The former West Germany international already divided opinion like no other during his more than 30 years as Bayern's general manager. Whenever he visited a stadium, coins and insults came his way as nothing but hatred awaited him at many stadia. The Bayern fans on the other hand absolutely loved "their Uli". When he stepped down as club president some four years ago, even the rest of Germany slowly started to believe that he was not the personification of evil after all. The man who previously kept his distance on all occasions was showing signs of a warm character.
Hoeness helped numerous Bayern players in difficult positions. Hoeness saved entire football clubs.
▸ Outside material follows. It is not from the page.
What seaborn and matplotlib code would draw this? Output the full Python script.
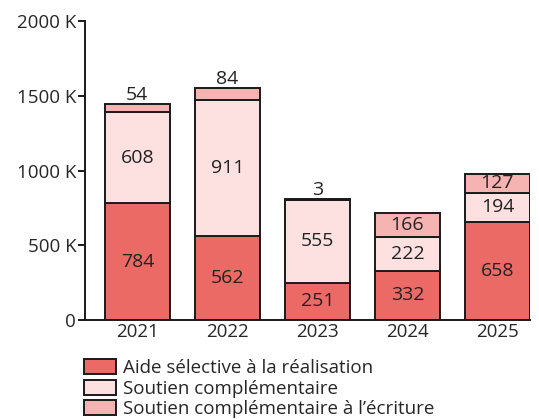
import matplotlib
matplotlib.use("Agg")
import matplotlib.pyplot as plt
import seaborn as sns
import pandas as pd

years = ["2021", "2022", "2023", "2024", "2025"]
aide_realisation = [784, 562, 251, 332, 658]
soutien_complementaire = [608, 911, 555, 222, 194]
soutien_ecriture = [54, 84, 3, 166, 127]
series_names = ["Aide sélective à la réalisation", "Soutien complémentaire",
                "Soutien complémentaire à l’écriture"]
colors = ["#EC6A66", "#FDE1E1", "#F5B3B1"]
yticks = [0, 500, 1000, 1500, 2000]
ytick_labels = ["0", "500 K", "1000 K", "1500 K", "2000 K"]

sns.set_style("white")
plt.rcParams["font.family"] = ["Open Sans", "DejaVu Sans"]

fig = plt.figure(figsize=(5.39, 4.19), dpi=100)
ax = fig.add_axes([0.158, 0.236, 0.825, 0.713])

df = pd.DataFrame({"year": years, "a": aide_realisation,
                   "b": soutien_complementaire, "c": soutien_ecriture})
bottoms = [0] * len(years)
series = [aide_realisation, soutien_complementaire, soutien_ecriture]
keys = ["a", "b", "c"]
for key, vals, name, col in zip(keys, series, series_names, colors):
    sns.barplot(data=df, x="year", y=key, bottom=bottoms, color=col,
                edgecolor="#1a1a1a", linewidth=1.4, width=0.72, ax=ax,
                label=name, saturation=1, err_kws={"linewidth": 0})
    bottoms = [b + v for b, v in zip(bottoms, vals)]

for cont, vals in zip(ax.containers, series):
    small = [str(v) if v < 100 else "" for v in vals]
    big = [str(v) if v >= 100 else "" for v in vals]
    ax.bar_label(cont, labels=big, label_type="center", fontsize=14, color="#222222")
    ax.bar_label(cont, labels=small, label_type="edge", padding=0, fontsize=14, color="#222222")

ax.set_xlim(-0.58, 4.36)
ax.set_ylim(0, 2000)
ax.set_yticks(yticks)
ax.set_yticklabels(ytick_labels)
ax.set_xlabel("")
ax.set_ylabel("")
for s in ["top", "right"]:
    ax.spines[s].set_visible(False)
for s in ["left", "bottom"]:
    ax.spines[s].set_linewidth(1.4)
    ax.spines[s].set_color("#1a1a1a")
ax.tick_params(axis="y", length=5, width=1.4, labelsize=13.5, pad=1.5, left=True, color="#1a1a1a")
ax.tick_params(axis="x", length=0, labelsize=13.5, pad=2)

handles, labels = ax.get_legend_handles_labels()
if ax.get_legend():
    ax.get_legend().remove()
fig.legend(handles[:3], labels[:3], loc="upper left", bbox_to_anchor=(0.156, 0.143),
           frameon=False, fontsize=13.5, handlelength=1.7, handleheight=0.85,
           handletextpad=0.4, labelspacing=0.13, borderaxespad=0, borderpad=0)

fig.savefig("out.png", dpi=100)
He gave rivals such as Borussia Dortmund financial support. He donated huge amounts of money, set up charities, helped and supported people wherever he could. And tried to stay away from publicity while doing so. Hoeness was a role model.
And he was presented as such by Spiegel magazine when it profiled him in 2013. Chancellor Angela Merkel invited him to the chancellery, Bavarian prime minister Horst Seehofer turned to him for his advice. Many regarded him as a future president of Germany.
Hoeness never went into politics, though. Instead, he enjoyed his role as a personal advisor to some of the most powerful people in Germany. Hoeness, the moralist. Like in the case of Christoph Daum, when he stressed that a drug user should not be Germany coach. Or later on when he heavily criticized the German judicial system in the case of ex-Bayern defender Breno. Hoeness thus developed a reputation as one of the holy men of German football, right until he fell off his perch this week. All of a sudden it was Hoeness, the tax evader. Hoeness, the criminal.
Is this Hoeness still worthy of a position at Bayern? It will be up to the Bundesliga champions to answer that question. What is clear, however, is that Hoeness' spotless reputation will be tainted forever. An example has been made out of Hoeness and he's no longer the role model he once was.